**Records to process:**
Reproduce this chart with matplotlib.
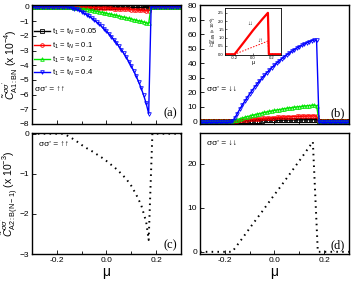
--
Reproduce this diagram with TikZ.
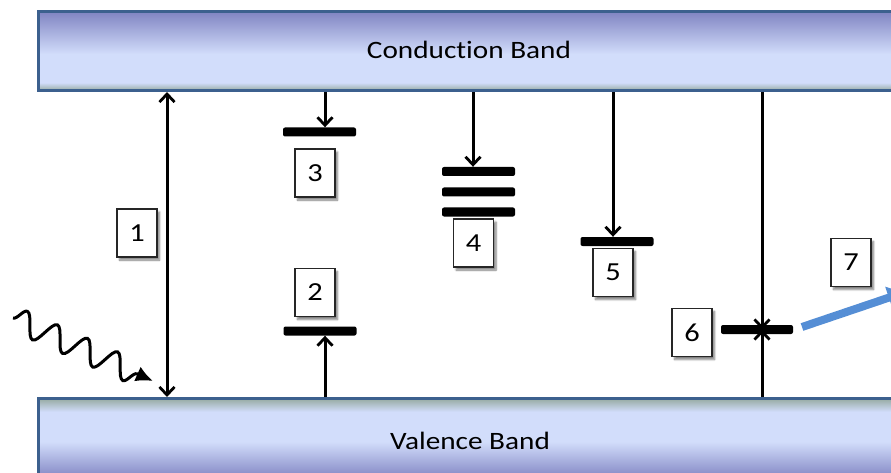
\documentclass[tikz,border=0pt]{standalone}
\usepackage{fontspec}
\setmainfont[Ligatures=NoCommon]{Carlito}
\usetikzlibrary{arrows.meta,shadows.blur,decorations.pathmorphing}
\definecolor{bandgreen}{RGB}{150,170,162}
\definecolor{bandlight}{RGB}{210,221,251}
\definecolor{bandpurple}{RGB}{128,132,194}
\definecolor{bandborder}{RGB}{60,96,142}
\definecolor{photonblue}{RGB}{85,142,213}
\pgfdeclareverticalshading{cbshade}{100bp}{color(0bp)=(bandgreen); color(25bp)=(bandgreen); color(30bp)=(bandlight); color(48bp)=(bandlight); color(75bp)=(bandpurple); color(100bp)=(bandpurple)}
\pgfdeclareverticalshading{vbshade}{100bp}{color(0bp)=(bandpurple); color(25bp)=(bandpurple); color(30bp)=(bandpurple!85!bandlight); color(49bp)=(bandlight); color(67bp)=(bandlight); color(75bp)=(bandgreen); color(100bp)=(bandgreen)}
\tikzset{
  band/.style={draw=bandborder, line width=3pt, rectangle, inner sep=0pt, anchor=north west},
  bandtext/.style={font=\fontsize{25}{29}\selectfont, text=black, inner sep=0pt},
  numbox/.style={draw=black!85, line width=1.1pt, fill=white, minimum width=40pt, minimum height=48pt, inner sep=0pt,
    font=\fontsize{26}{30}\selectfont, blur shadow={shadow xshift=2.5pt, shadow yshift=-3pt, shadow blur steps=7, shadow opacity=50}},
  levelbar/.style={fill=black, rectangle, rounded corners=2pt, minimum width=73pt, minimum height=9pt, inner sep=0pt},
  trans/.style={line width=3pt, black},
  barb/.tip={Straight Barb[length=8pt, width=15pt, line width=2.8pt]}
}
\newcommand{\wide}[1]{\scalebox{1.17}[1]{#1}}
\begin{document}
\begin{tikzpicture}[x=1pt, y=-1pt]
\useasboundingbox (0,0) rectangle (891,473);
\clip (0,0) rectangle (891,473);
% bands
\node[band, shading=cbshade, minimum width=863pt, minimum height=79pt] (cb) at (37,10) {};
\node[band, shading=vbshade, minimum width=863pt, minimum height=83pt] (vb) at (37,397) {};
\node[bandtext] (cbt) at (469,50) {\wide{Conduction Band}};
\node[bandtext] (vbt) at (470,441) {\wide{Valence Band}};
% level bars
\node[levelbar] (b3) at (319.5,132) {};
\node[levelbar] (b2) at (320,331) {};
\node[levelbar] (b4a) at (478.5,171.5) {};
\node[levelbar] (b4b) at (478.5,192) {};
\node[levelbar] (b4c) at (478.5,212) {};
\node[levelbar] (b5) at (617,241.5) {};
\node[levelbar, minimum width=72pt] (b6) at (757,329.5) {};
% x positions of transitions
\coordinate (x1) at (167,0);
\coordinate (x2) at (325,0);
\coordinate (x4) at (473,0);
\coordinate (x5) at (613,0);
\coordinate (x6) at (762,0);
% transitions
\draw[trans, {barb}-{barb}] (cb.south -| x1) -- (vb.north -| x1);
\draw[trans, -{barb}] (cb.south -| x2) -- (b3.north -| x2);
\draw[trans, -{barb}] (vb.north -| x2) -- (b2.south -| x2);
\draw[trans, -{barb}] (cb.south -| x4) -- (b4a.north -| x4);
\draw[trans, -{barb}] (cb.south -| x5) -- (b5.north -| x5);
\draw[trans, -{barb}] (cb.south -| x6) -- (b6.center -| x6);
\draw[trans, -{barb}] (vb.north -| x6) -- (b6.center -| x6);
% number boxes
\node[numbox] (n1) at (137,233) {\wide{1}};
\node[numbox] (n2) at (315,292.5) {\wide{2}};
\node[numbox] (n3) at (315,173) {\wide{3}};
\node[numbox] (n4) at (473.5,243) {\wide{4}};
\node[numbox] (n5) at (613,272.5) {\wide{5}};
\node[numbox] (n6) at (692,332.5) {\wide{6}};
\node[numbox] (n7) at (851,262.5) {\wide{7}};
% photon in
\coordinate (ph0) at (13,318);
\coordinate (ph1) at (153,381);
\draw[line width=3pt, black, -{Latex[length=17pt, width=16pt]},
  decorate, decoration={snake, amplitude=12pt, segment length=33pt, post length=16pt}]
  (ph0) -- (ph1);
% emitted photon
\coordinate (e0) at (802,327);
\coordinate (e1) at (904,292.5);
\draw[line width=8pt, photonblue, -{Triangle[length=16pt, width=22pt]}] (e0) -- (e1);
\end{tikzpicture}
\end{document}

**Given task:** Which lines contain "Reproduce"? Copy each of them.

**The result:**
Reproduce this chart with matplotlib.
Reproduce this diagram with TikZ.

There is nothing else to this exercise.